Some threats to the lakes are closer to reality than the long-range pipeline to the Southwest that the region has focused on for 40 years, according to Dempsey. “If low water levels in the Mississippi River become a chronic problem, the Chicago diversion could be tripled to float the barges,” he said.

Regarding Chicago, “any sale of part of its allotment of diverted water to sprawling suburbs exploits its special exception to the diversion ban,” Dempsey said.

Canada’s Maude Barlow echoed Davis and Dempsey’s sentiments.

“The Chicago sale of water is of concern because the city is exploiting its water allowance under the diversion to balance its budget and could sell further afield to new communities in the future,” said Barlow, a former adviser to the president of the United Nations on water issues and author of various books on the subject.

Barlow noted the Canadian provinces of Ontario and Quebec don’t have a say in water decisions in the U.S. but said, “we are looking to the other Great Lake states to keep their eyes on Chicago to see that the spirit of the compact is not broken.”

Beware of Congress

The National Wildlife Federation’s former top Great Lakes executive Andy Buchsbaum was a leader in advancing the compact. He now lectures on environmental law at the University of Michigan’s law school.

Buchsbaum told Great Lakes Now that areas like the Southwest, which are expanding in population in spite of dwindling water supplies, will continue to put pressure on the Great Lakes and the compact. But “it remains our strongest defense against such pressure,” he said.

He acknowledged that the compact’s interpretations and implementation can be addressed by the states, but cautioned against opening it up to any change that would require congressional action.

“Once Congress gets ahold of the compact, there’s no telling what changes they’d make. They’d be just as likely to weaken its protections as they would be to strengthen them,” Buchsbaum said.

It’s not a sale

On updating the compact, Chicago’s Pete Johnson told Great Lakes Now that given it involves eight states, it is “extremely difficult to make revisions.” Johnson is deputy director of the Great Lakes St. Lawrence Governors and Premiers.

The states have authority to go beyond the compact’s minimum requirement according to Johnson. These authorities and the flexibility provided for under the compact are important tools to address any changing conditions,” he said.

Echoing others canvassed by Great Lakes Now, he said “the compact provides the strongest defense available against large-scale, long-range diversions.”

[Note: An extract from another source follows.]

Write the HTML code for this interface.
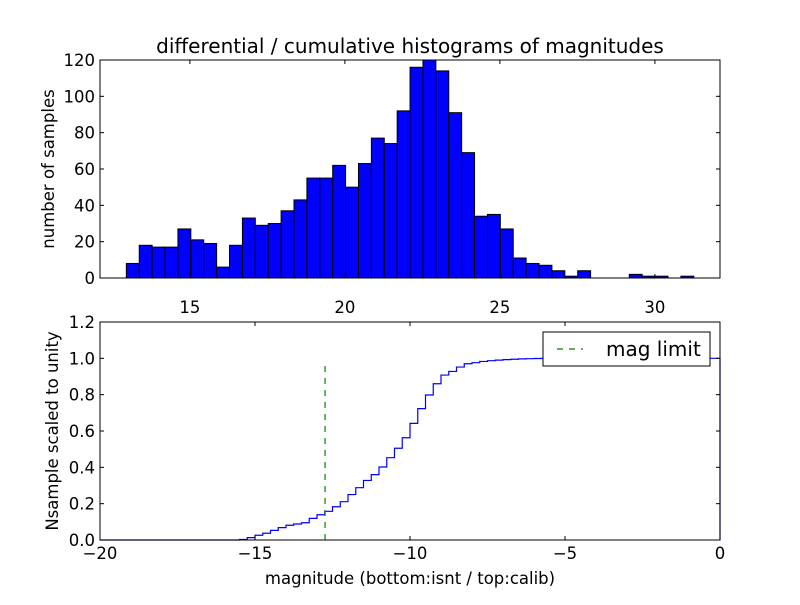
<!DOCTYPE html>
<html><head><meta charset="utf-8"><style>
body{margin:0;background:#fff;}
svg text{font-family:"DejaVu Sans","Liberation Sans",sans-serif;fill:#000;}
</style></head><body>
<svg id="c" width="800" height="600" xmlns="http://www.w3.org/2000/svg">
<rect width="800" height="600" fill="#fff"/>
</svg>
<script>
const histCounts=[8,18,17,17,27,21,19,6,18,33,29,30,37,43,55,55,62,50,63,77,74,92,116,120,114,91,69,34,35,27,11,8,7,4,1,4,0,0,0,2,1,1,0,1];
const histStart=12.95;
const histBinWidth=0.416;
const topXTicks=[15,20,25,30];
const topYTicks=[0,20,40,60,80,100,120];
const cumStart=-15.5;
const cumBinWidth=0.25;
const cumValues=[0.003,0.013,0.026,0.037,0.053,0.068,0.081,0.088,0.095,0.119,0.139,0.158,0.183,0.211,0.250,0.288,0.328,0.360,0.402,0.453,0.505,0.563,0.642,0.723,0.798,0.860,0.908,0.928,0.952,0.970,0.976,0.983,0.987,0.990,0.993,0.995,0.997,0.998,0.999,1.0];
const magLimit=-12.74;
const magLimitTop=0.97;
const botXTicks=[-20,-15,-10,-5,0];
const botYTicks=[0.0,0.2,0.4,0.6,0.8,1.0,1.2];

const NS='http://www.w3.org/2000/svg';
const svg=document.getElementById('c');
function mk(tag,attrs,parent){const e=document.createElementNS(NS,tag);for(const k in attrs)e.setAttribute(k,attrs[k]);(parent||svg).appendChild(e);return e;}
const L=100,R=720;
const tx=v=>L+(v-12.1)/(32.1-12.1)*(R-L);
const ty=v=>278-v/120*218;
const bx=v=>L+(v+20)/20*(R-L);
const by=v=>540-v/1.2*218;

const g1=mk('g',{});


histCounts.forEach((c,i)=>{
  const x0=tx(histStart+i*histBinWidth),x1=tx(histStart+(i+1)*histBinWidth);
  if(c<=0)return;
  const r=mk('rect',{x:x0,y:ty(c),width:x1-x0,height:ty(0)-ty(c),fill:'#0000ff',stroke:'#000','stroke-width':1},g1);
  
  
});
const f1=mk('rect',{x:L,y:60,width:R-L,height:218,fill:'none',stroke:'#000','stroke-width':1});


topXTicks.forEach(t=>{
  const x=tx(t);
  mk('line',{x1:x,x2:x,y1:278,y2:274,stroke:'#000'});
  mk('line',{x1:x,x2:x,y1:60,y2:64,stroke:'#000'});
  const e=mk('text',{x:x,y:313,'font-size':16.5,'text-anchor':'middle'});e.textContent=t;
  
  
});
topYTicks.forEach(t=>{
  const y=ty(t);
  mk('line',{x1:L,x2:L+4,y1:y,y2:y,stroke:'#000'});
  mk('line',{x1:R,x2:R-4,y1:y,y2:y,stroke:'#000'});
  const e=mk('text',{x:L-5,y:y+6,'font-size':16.5,'text-anchor':'end'});e.textContent=t;
  
  
});
let e=mk('text',{x:410,y:53,'font-size':20,'text-anchor':'middle'});e.textContent='differential / cumulative histograms of magnitudes';


e=mk('text',{x:0,y:0,'font-size':16.5,'text-anchor':'middle',transform:'translate(54,169) rotate(-90)'});e.textContent='number of samples';



let d='M'+bx(-20)+','+by(0)+' L'+bx(cumStart)+','+by(0);
cumValues.forEach((v,i)=>{
  const x0=bx(cumStart+i*cumBinWidth),x1=bx(cumStart+(i+1)*cumBinWidth);
  d+=' L'+x0+','+by(v)+' L'+x1+','+by(v);
});
d+=' L'+bx(0)+','+by(cumValues[cumValues.length-1])+' L'+bx(0)+','+by(0);
const p=mk('path',{d:d,fill:'none',stroke:'#0000ff','stroke-width':1.2});


const ml=mk('line',{x1:bx(magLimit),x2:bx(magLimit),y1:by(0),y2:by(magLimitTop),stroke:'#008000','stroke-width':1.2,'stroke-dasharray':'6,6'});


const f2=mk('rect',{x:L,y:322,width:R-L,height:218,fill:'none',stroke:'#000','stroke-width':1});


botXTicks.forEach(t=>{
  const x=bx(t);
  mk('line',{x1:x,x2:x,y1:540,y2:536,stroke:'#000'});
  mk('line',{x1:x,x2:x,y1:322,y2:326,stroke:'#000'});
  const e=mk('text',{x:x,y:559,'font-size':16.5,'text-anchor':'middle'});e.textContent=(t<0?'\u2212'+(-t):t);
  
  
});
botYTicks.forEach(t=>{
  const y=by(t);
  mk('line',{x1:L,x2:L+4,y1:y,y2:y,stroke:'#000'});
  mk('line',{x1:R,x2:R-4,y1:y,y2:y,stroke:'#000'});
  const e=mk('text',{x:L-5,y:y+6,'font-size':16.5,'text-anchor':'end'});e.textContent=t.toFixed(1);
  
  
});
e=mk('text',{x:410,y:584,'font-size':16.5,'text-anchor':'middle'});e.textContent='magnitude (bottom:isnt / top:calib)';


e=mk('text',{x:0,y:0,'font-size':16.5,'text-anchor':'middle',transform:'translate(58,431) rotate(-90)'});e.textContent='Nsample scaled to unity';


const lg=mk('g',{});


mk('rect',{x:543,y:332,width:167,height:34,fill:'#fff',stroke:'#000','stroke-width':1},lg);
mk('line',{x1:557,x2:583,y1:349,y2:349,stroke:'#008000','stroke-width':1.2,'stroke-dasharray':'6,6'},lg);
e=mk('text',{x:606,y:356,'font-size':20},lg);e.textContent='mag limit';


</script>
</body></html>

But Johnson, in a lengthy email response citing Illinois law and regulations, said Chicago’s 100-year, billion-dollar deal to provide water to Joliet is not a sale.  Chicago is “selling water treatment and water delivery services,” he said, maintaining that “water itself is therefore not being commodified.”

But the increasing movement to commodify water hasn’t gone unnoticed by Chicago’s Metropolitan Water Reclamation District.

In June 2021 its commissioners adopted a resolution that included opposing the commodification of water. It was reacting to the launch of a water futures trading market in California.  The resolution affirmed that “the water of the Great Lakes shall remain in the Public Trust for the people of the Great Lakes region.”

Illinois did not respond to a request for comment. The National Wildlife Federation’s Great Lakes office in Ann Arbor was instrumental in advancing the compact but also declined to respond to questions.